Etats-Unis : l’âne est un éléphant
Ubu n’est pas mort, il a émigré de l’autre côté de l’Atlantique.

Eh ben dis donc ! Le landerneau du net, scandalisé par la nouvelle, vient d‘apprendre que Nelson Mandela figurait toujours sur la liste des terroristes interdits de séjour aux Etats-Unis !
Et ce n’est pas un oubli : le Nobel Prize soi-même et les autres dirigeants de l’ANC étaient autorisés à se présenter dans le bâtiment de l’ONU à New York City, mais pas au-delà.
Il ne s’agit pas non plus d’un simple oukase nixonien, reaganien ou bushiste : ni Jimmy Carter ni Bill Clinton n’ont changé quoi que ce soit à l’interdiction de séjour frappant les ennemis de l’apartheid, ni le Congrès quelle que fût sa couleur politique.

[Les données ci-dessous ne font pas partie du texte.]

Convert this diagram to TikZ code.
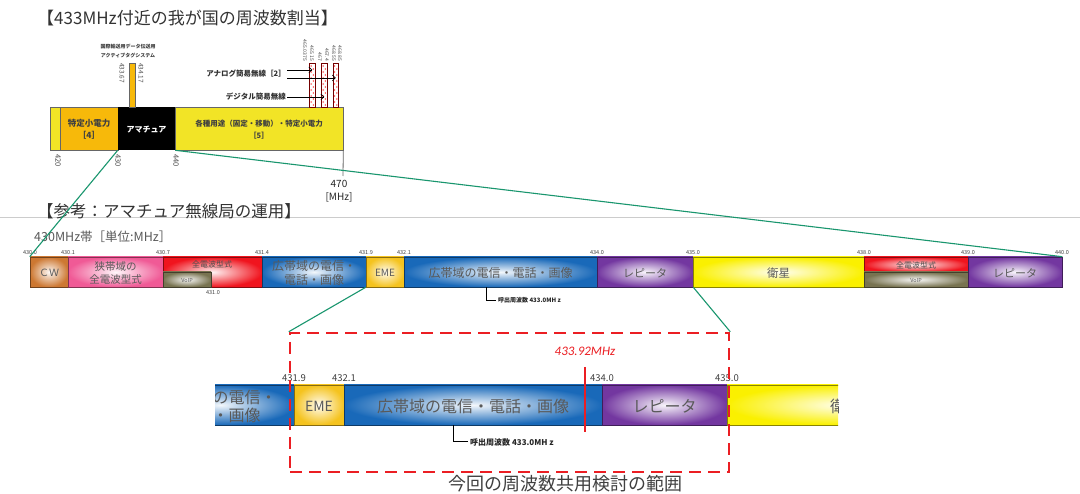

En somme, lorsqu’un combattant de la liberté et l’organisation qu’il représente se retrouvent listés au chapitre « terrorisme » pour avoir osé s’opposer - par les armes même pas toujours - à un pouvoir inique, c’est pour la vie ou presque, car on se demande ce qu’il en aurait été si Mandela était décédé plus précocement ?
Vous visualisez des funérailles nationales en Afrique du Sud en présence du président des Etats-Unis venu se recueillir devant le catafalque du « terroriste » ?
A ce point de fanatisme bureaucratique, ça devient pathétique.
On peut d’ailleurs se demander à bon droit si Morgan Tsvangirai, qui s’est permis de tenir tête à Mugabe, quoique ouvertement soutenu par Washington n’est pas lui-même inscrit sur la liste rouge ?
Non, me direz-vous, c’est le contraire : c’est Mugabe qui est persona non grata, non pas pour le bon motif, parce qu’il est un dictateur sans scrupules, ce dont l’Amérique s’accommode fort bien quand cela sert ses intérêts, mais pour le mauvais, à savoir qu’il combattit les fascistes rodhésiens de Ian Smith, qui n’avaient rien à envier à leurs amis Afrikaners.
L’embarrassant pour la diplomatie états-unienne, c’est que l’annonce de la prochaine réhabilitation de Nelson Mandela intervient au moment même où le New Yorker révèle que les services secrets de l’Oncle Sam ont pris depuis au moins 2006 l’habitude d’intervenir régulièrement sur le territoire iranien depuis leurs bases irakiennes afin d’y repérer sur le terrain des cibles potentielles et, plus grave, d’y enlever certains membres des pasdarans - la milice soutenant le régime théocratique - afin d’obtenir des renseignements sur le dispositif nucléaire ou militaire du pays par des moyens qu’on préfère ne pas envisager.
Vous imaginez des pasdarans installés au Mexique ou au Canada menant des incursions au Texas ou dans le Montana pour y enlever des agents du FBI ? L’Iran serait dans les heures qui suivent transformé en vapeur d’eau légèrement radioactive sous les applaudissements du « monde libre ». C’est vrai, quoi, il convient de faire respecter la souveraineté des Etats sur leur territoire !
Et ces combines douteuses ne sont pas que de l’administration Bush-Cheney pur jus : cela fait un an et demi que le Sénat et la Chambre des représentants ont viré démocrate pour au final soutenir une politique qui n’a rien à envier à celle que défendait le précédent Congrès républicain.
Ces deux nouveaux épisodes ne font que conforter ce qu’on soupçonne depuis longtemps : l’Amérique est une démocratie religieuse, culturelle, médiatique et surtout commerciale, mais pour ce qui en est du politique - et ce n’est pas un hasard si une majorité d’Américains s’en soucient peu -, ce n’est qu’un fantôme de démocratie où un parti unique au service des lobbies financiers, industriels et militaires comme des différentes « agences » bureaucratiques et policières en miroir de l’ex-KGB, trompe les benêts de citoyens en portant deux noms symbolisés par l’obstination de l’âne et la robustesse de l’éléphant*.
Un Barack Obama, aussi imprévu et atypique soit-il dans ce paysage figé depuis des décennies grâce aux bénéfices secondaires ** de la guerre froide puis de l’islamo-terrorisme, en admettant qu’il soit élu, pourra-t-il ou voudra-t-il insuffler quelques changements, aussi bien pour la crédibilité du discours démocratique à destination domestique ou extérieure, que pour l’honneur des Etats-Unis ?
*il ne s’agit pas de l’explication originale de cette double symbolique.
** tiré du vocabulaire psychanalytique : manière de profiter après coup d’une situation a priori désagréable.